I'm all over the Geneva Conventions - to the letter. And when Senator McCain - a POW for over five years - speaks out on torture, I listen. The problem is that these people aren't POWs.

Things get tough and what - we pull out? All this "land of the free and home of the brave" and "greatest nation on Earth" rhetoric dies away when we actually have to do something hard that won't give instant gratification. We are absolutely doing the right thing in Iraq - how we are doing it can always be improved.

"Battles are won by the infantry, the armor, the artillery, and air teams, by soldiers living in the rains and huddling in the snow. But wars are won by the great strength of a nation - the soldier and the civilian working together." - General of the Army Omar N. Bradley

Do we want to give up and allow history to judge us as quiters, or do we perserver and know that when we are done, we have made a positive difference for humanity?

I've realized patriotic quotes Americans have been citing for years is just rhetoric for most, but as Woodrow Wilson said, "Sometimes people call me an idealist. Well, that is the way I know I am an American."

In 1998, a group of students from St. Mary's College in the midst of a trip to Guatemala was robbed and the females in the group raped. At gunpoint, eveyone laid face down in a sugar cane field while the robbers raped the women.

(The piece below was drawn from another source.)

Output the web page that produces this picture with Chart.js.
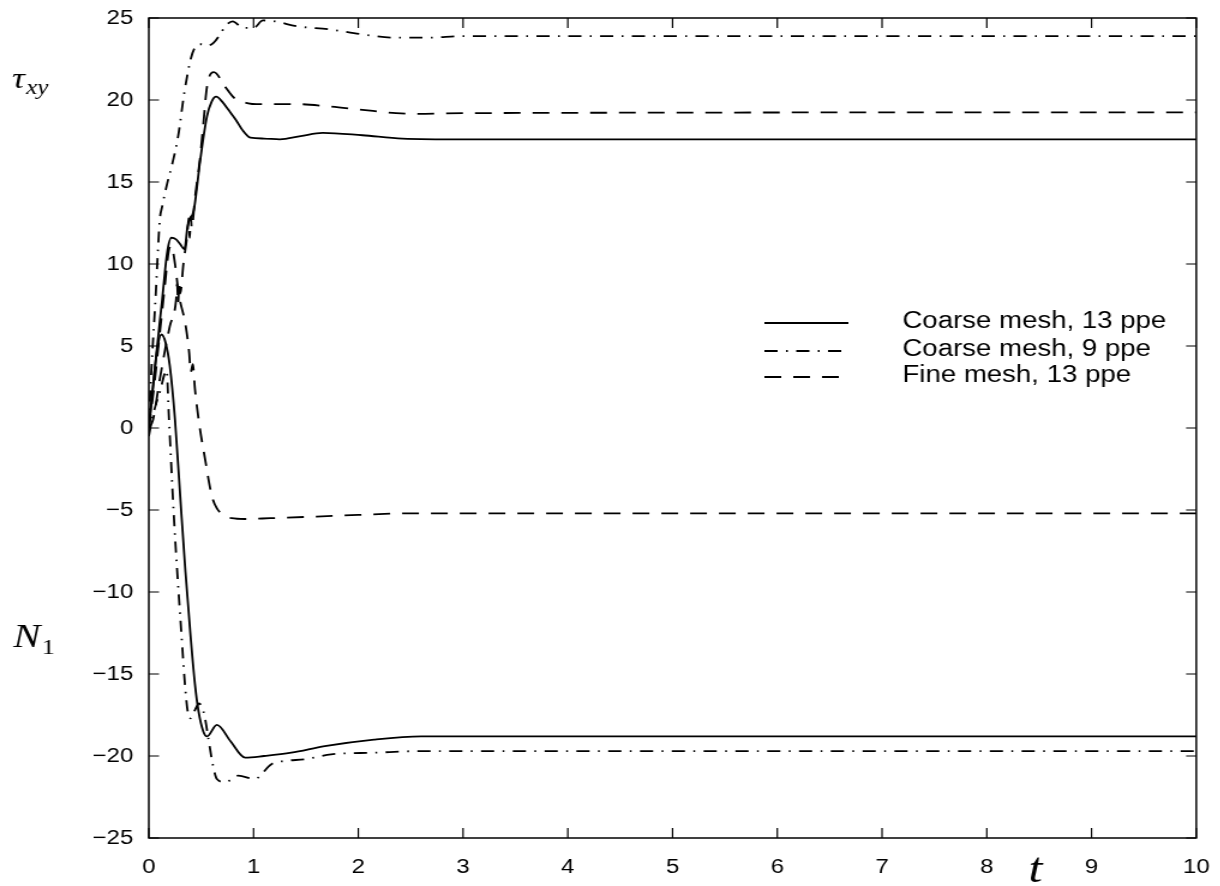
<!DOCTYPE html>
<html>
<head>
<meta charset="utf-8">
<script src="https://cdn.jsdelivr.net/npm/chart.js@4"></script>
<style>
html, body { margin: 0; padding: 0; background: #fff; overflow: hidden; }
#wrap { width: 1220px; height: 886px; overflow: hidden; }
/* the original figure is stretched sideways, so the canvas is too */
#chart { transform: scaleX(1.2); transform-origin: 0 0; }
</style>
</head>
<body>
<div id="wrap"><canvas id="chart" width="1017" height="886"></canvas></div>
<script>
const xTicks = [0, 1, 2, 3, 4, 5, 6, 7, 8, 9, 10];
const yTicks = [-25, -20, -15, -10, -5, 0, 5, 10, 15, 20, 25];
const seriesNames = ['Coarse mesh, 13 ppe', 'Coarse mesh, 9 ppe', 'Fine mesh, 13 ppe'];

// tau_xy, coarse mesh 13 ppe (solid)
const tTauC13 = [0, 0.06, 0.127, 0.175, 0.215, 0.26, 0.30, 0.34, 0.37, 0.43, 0.49, 0.555, 0.60, 0.643, 0.70, 0.76, 0.83, 0.89, 0.97, 1.1, 1.25, 1.45, 1.66, 2.04, 2.42, 3.0, 10];
const vTauC13 = [0, 3.8, 7.8, 10.7, 11.6, 11.5, 11.2, 10.9, 12.3, 13.3, 16.3, 19.0, 19.9, 20.2, 19.9, 19.4, 18.8, 18.2, 17.7, 17.65, 17.6, 17.8, 18.0, 17.85, 17.65, 17.6, 17.6];

// tau_xy, coarse mesh 9 ppe (dash-dot)
const tTauC9 = [0, 0.017, 0.063, 0.105, 0.127, 0.175, 0.22, 0.28, 0.34, 0.40, 0.44, 0.50, 0.55, 0.62, 0.68, 0.73, 0.80, 0.90, 1.0, 1.09, 1.2, 1.41, 1.73, 2.04, 2.36, 2.67, 3.0, 10];
const vTauC9 = [0, 2.6, 7.8, 12.7, 13.5, 14.9, 16.0, 17.8, 20.5, 22.5, 23.2, 23.4, 23.3, 23.5, 24.0, 24.5, 24.8, 24.4, 24.4, 24.85, 24.8, 24.5, 24.3, 24.0, 23.8, 23.8, 23.9, 23.9];

// tau_xy, fine mesh 13 ppe (dashed)
const tTauF13 = [0, 0.04, 0.10, 0.15, 0.20, 0.26, 0.27, 0.28, 0.29, 0.30, 0.33, 0.37, 0.38, 0.39, 0.40, 0.41, 0.44, 0.49, 0.52, 0.555, 0.62, 0.73, 0.82, 0.95, 1.03, 1.41, 1.73, 2.04, 2.36, 2.55, 3.0, 10];
const vTauF13 = [0, 0.5, 2.8, 4.6, 6.2, 7.8, 8.8, 7.6, 8.9, 8.2, 10.0, 12.0, 12.8, 11.6, 12.9, 12.2, 14.0, 16.5, 18.5, 20.8, 21.7, 20.8, 20.1, 19.8, 19.75, 19.75, 19.6, 19.4, 19.2, 19.15, 19.2, 19.25];

// N1, coarse mesh 13 ppe (solid)
const tN1C13 = [0, 0.04, 0.08, 0.12, 0.16, 0.20, 0.25, 0.30, 0.35, 0.40, 0.44, 0.475, 0.52, 0.555, 0.65, 0.78, 0.92, 1.1, 1.36, 1.68, 2.15, 2.6, 3.0, 10];
const vN1C13 = [0, 2.5, 4.8, 5.7, 5.2, 3.8, 0.5, -4.2, -8.8, -12.8, -15.6, -17.3, -18.5, -18.8, -18.1, -19.1, -20.1, -20.0, -19.8, -19.4, -19.0, -18.8, -18.8, -18.8];

// N1, coarse mesh 9 ppe (dash-dot)
const tN1C9 = [0, 0.03, 0.07, 0.11, 0.15, 0.17, 0.19, 0.24, 0.30, 0.365, 0.40, 0.44, 0.48, 0.53, 0.57, 0.61, 0.65, 0.73, 0.855, 1.01, 1.17, 1.30, 1.49, 1.74, 2.15, 2.6, 10];
const vN1C9 = [-0.5, 0.5, 1.5, 2.3, 3.3, 3.5, 0.9, -5.5, -11.5, -17.0, -17.7, -17.2, -16.8, -17.5, -19.0, -20.5, -21.4, -21.6, -21.2, -21.4, -20.5, -20.3, -20.2, -19.9, -19.8, -19.7, -19.7];

// N1, fine mesh 13 ppe (dashed)
const tN1F13 = [0, 0.05, 0.10, 0.15, 0.19, 0.215, 0.25, 0.285, 0.35, 0.385, 0.40, 0.42, 0.44, 0.48, 0.54, 0.60, 0.65, 0.72, 0.79, 0.92, 1.16, 1.6, 2.0, 2.5, 3.0, 10];
const vN1F13 = [0, 2.5, 5.5, 8.5, 10.8, 11.1, 10.0, 8.2, 6.3, 4.6, 3.4, 3.9, 2.4, 0.3, -2.0, -4.1, -4.9, -5.3, -5.5, -5.55, -5.5, -5.4, -5.3, -5.2, -5.2, -5.2];

const DASH = [14, 10];
const DASHDOT = [11, 7, 1.5, 7];

function pts(ts, vs) {
    return ts.map((t, i) => ({ x: t, y: vs[i] }));
}

function line(label, ts, vs, dash) {
    return {
        label: label,
        data: pts(ts, vs),
        borderColor: '#000',
        borderWidth: 1.8,
        borderDash: dash,
        pointRadius: 0,
        fill: false,
        cubicInterpolationMode: 'monotone'
    };
}

const datasets = [
    line(seriesNames[0], tTauC13, vTauC13, []),
    line(seriesNames[1], tTauC9, vTauC9, DASHDOT),
    line(seriesNames[2], tTauF13, vTauF13, DASH),
    line(seriesNames[0], tN1C13, vN1C13, []),
    line(seriesNames[1], tN1C9, vN1C9, DASHDOT),
    line(seriesNames[2], tN1F13, vN1F13, DASH)
];

const tickFont = { family: '"Liberation Sans", Arial, sans-serif', size: 20 };

// frame with inward ticks, legend and the TeX style axis symbols
const framePlugin = {
    id: 'frame',
    afterDraw(chart) {
        const ctx = chart.ctx;
        const a = chart.chartArea;
        const x = chart.scales.x;
        const y = chart.scales.y;
        ctx.save();
        ctx.strokeStyle = '#000';
        ctx.lineWidth = 1.5;
        ctx.setLineDash([]);
        ctx.strokeRect(a.left, a.top, a.right - a.left, a.bottom - a.top);

        ctx.lineWidth = 1.2;
        ctx.beginPath();
        xTicks.forEach(v => {
            const px = x.getPixelForValue(v);
            ctx.moveTo(px, a.bottom); ctx.lineTo(px, a.bottom - 10);
            ctx.moveTo(px, a.top); ctx.lineTo(px, a.top + 10);
        });
        yTicks.forEach(v => {
            const py = y.getPixelForValue(v);
            ctx.moveTo(a.left, py); ctx.lineTo(a.left + 8.5, py);
            ctx.moveTo(a.right, py); ctx.lineTo(a.right - 8.5, py);
        });
        ctx.stroke();

        // legend, first three datasets carry the styles
        const rows = [323, 351, 377];
        ctx.font = '23px "Liberation Sans", Arial, sans-serif';
        ctx.fillStyle = '#000';
        ctx.textBaseline = 'middle';
        ctx.textAlign = 'left';
        for (let i = 0; i < 3; i++) {
            const ds = chart.data.datasets[i];
            ctx.lineWidth = ds.borderWidth;
            ctx.setLineDash(ds.borderDash);
            ctx.beginPath();
            ctx.moveTo(637, rows[i]);
            ctx.lineTo(707, rows[i]);
            ctx.stroke();
            ctx.fillText(ds.label, 752, rows[i] - 1);
        }
        ctx.setLineDash([]);

        // axis symbols
        ctx.textBaseline = 'alphabetic';
        const serif = '"Liberation Serif", "DejaVu Serif", serif';
        ctx.font = 'italic 30px ' + serif;
        ctx.fillText('\u03c4', 10, 88);
        let w = ctx.measureText('\u03c4').width;
        ctx.font = 'italic 21px ' + serif;
        ctx.fillText('xy', 10 + w + 1, 94);

        ctx.font = 'italic 34px ' + serif;
        ctx.fillText('N', 11, 647);
        w = ctx.measureText('N').width;
        ctx.font = '22px ' + serif;
        ctx.fillText('1', 11 + w + 1, 654);

        ctx.font = 'italic 42px ' + serif;
        ctx.fillText('t', 857, 882);
        ctx.restore();
    }
};

const chart = new Chart(document.getElementById('chart').getContext('2d'), {
    type: 'line',
    data: { datasets: datasets },
    options: {
        responsive: false,
        animation: false,
        devicePixelRatio: 1,
        layout: { padding: { left: 0, top: 18, right: 16, bottom: 0 } },
        plugins: { legend: { display: false }, tooltip: { enabled: false } },
        scales: {
            x: {
                type: 'linear',
                min: 0,
                max: 10,
                afterBuildTicks: s => { s.ticks = xTicks.map(v => ({ value: v })); },
                afterFit: s => { s.height = 48; },
                grid: { display: false },
                border: { display: false },
                ticks: { color: '#000', font: tickFont, padding: 9, maxRotation: 0 }
            },
            y: {
                type: 'linear',
                min: -25,
                max: 25,
                afterBuildTicks: s => { s.ticks = yTicks.map(v => ({ value: v })); },
                afterFit: s => { s.width = 124; },
                grid: { display: false },
                border: { display: false },
                ticks: {
                    color: '#000',
                    font: tickFont,
                    padding: 5,
                    callback: v => (v < 0 ? '\u2212' + Math.abs(v) : String(v))
                }
            }
        }
    },
    plugins: [framePlugin]
});
</script>
</body>
</html>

Afterwards, back in the United States, the professor leading the trip said that he was proud of his students for keeping their heads and remaining calm. Imagine that your hero was there, lying down silently with his female classmates were raped: what would you think of him or her. You might be disappointed. You see, there are some things more precious than life.

When Kuwait was invaded by Iraq in 1990, Sheik Fahd, the younger brother of the Emir of Kuwait stayed behind to defend the palace after the rest of the royal family left. Was there a point to "throwing his life away"? This act gave his people hope - that they were not being abandoned.

The United States Army has raised the maximum age for enlistment to 42. Do you want to die in a nursing home or die helping to bring freedom to people?